# Required work
Copy the lines holding the word "this", all of them.

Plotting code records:
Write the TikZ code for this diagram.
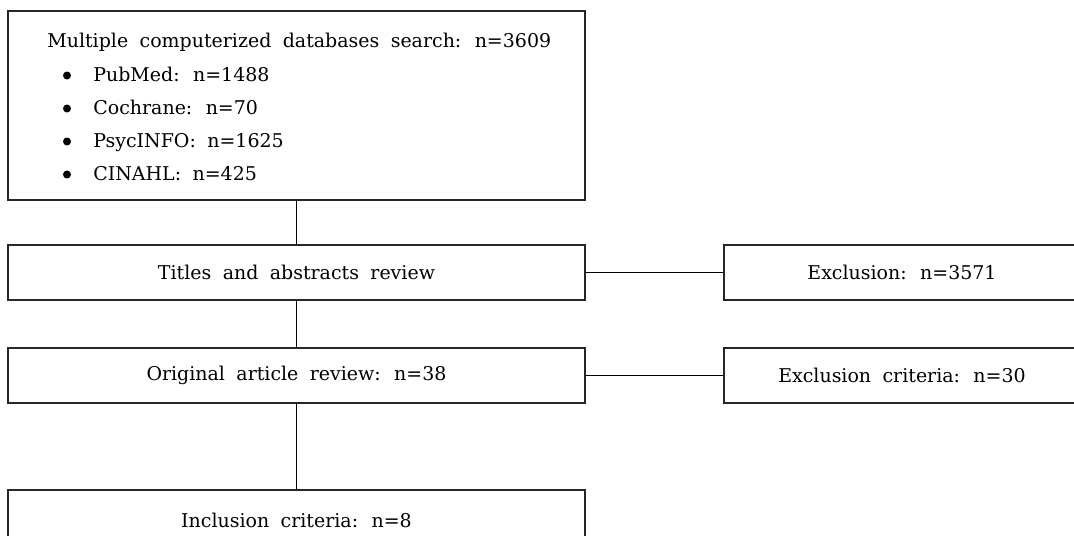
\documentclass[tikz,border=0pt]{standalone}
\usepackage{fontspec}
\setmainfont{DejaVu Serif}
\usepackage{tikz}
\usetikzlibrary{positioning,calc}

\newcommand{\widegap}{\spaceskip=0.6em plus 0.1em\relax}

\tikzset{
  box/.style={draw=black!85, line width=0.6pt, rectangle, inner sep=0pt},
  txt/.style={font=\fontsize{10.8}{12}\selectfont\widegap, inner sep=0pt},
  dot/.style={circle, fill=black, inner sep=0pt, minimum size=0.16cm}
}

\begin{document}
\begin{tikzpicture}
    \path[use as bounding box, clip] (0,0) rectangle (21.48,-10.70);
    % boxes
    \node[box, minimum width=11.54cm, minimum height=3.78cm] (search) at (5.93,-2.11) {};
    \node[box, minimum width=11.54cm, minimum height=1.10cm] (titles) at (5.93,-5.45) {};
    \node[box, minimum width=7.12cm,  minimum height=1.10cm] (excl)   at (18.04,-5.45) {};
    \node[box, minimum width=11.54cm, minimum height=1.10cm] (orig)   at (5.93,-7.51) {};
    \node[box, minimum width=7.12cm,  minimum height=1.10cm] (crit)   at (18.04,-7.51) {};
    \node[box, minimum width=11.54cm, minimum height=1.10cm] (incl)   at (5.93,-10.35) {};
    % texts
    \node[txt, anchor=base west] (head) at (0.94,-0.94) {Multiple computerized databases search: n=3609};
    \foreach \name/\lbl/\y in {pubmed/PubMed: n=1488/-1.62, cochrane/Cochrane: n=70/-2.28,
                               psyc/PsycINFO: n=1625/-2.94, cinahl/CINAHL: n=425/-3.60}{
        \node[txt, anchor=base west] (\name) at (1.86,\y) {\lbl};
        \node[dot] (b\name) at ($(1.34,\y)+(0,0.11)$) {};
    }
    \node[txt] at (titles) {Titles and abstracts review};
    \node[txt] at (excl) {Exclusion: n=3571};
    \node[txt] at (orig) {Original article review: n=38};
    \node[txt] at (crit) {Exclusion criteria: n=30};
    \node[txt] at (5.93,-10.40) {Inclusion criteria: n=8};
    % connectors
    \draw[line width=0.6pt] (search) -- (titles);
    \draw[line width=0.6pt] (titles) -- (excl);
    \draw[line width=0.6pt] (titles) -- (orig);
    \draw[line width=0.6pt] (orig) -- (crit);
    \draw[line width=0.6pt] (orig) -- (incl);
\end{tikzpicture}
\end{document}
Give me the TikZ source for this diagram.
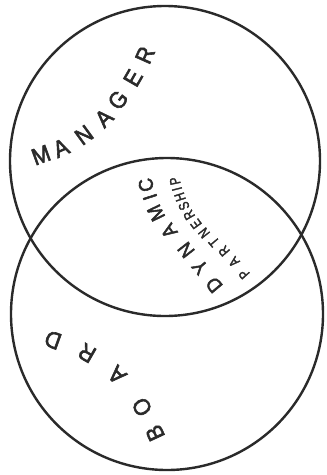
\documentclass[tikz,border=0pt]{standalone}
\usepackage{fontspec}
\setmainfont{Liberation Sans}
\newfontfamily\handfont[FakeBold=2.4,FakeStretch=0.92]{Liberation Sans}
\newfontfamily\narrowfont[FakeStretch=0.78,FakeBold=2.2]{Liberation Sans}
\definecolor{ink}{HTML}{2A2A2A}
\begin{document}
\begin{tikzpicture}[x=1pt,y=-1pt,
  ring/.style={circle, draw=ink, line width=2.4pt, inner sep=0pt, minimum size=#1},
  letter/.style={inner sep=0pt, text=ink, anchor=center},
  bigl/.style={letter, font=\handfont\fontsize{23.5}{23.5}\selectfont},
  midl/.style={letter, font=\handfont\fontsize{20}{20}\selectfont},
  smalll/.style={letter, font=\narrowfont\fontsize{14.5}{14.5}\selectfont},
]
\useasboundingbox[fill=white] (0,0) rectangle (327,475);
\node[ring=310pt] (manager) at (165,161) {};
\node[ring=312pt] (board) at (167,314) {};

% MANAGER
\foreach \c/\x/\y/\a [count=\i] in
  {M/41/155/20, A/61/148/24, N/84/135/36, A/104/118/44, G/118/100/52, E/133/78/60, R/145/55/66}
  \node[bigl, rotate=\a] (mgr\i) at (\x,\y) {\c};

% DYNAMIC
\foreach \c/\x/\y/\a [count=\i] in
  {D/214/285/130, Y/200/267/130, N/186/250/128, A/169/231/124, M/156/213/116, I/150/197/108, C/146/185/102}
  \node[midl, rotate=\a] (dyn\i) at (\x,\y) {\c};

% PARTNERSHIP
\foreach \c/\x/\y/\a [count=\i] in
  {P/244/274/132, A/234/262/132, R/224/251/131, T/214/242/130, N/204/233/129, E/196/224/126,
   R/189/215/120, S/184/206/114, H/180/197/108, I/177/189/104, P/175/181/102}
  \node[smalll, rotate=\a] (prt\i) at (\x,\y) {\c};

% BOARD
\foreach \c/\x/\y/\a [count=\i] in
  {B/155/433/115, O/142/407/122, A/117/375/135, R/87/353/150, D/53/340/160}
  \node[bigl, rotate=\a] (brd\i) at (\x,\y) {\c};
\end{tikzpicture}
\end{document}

# Answer to the exercise
Write the TikZ code for this diagram.
Give me the TikZ source for this diagram.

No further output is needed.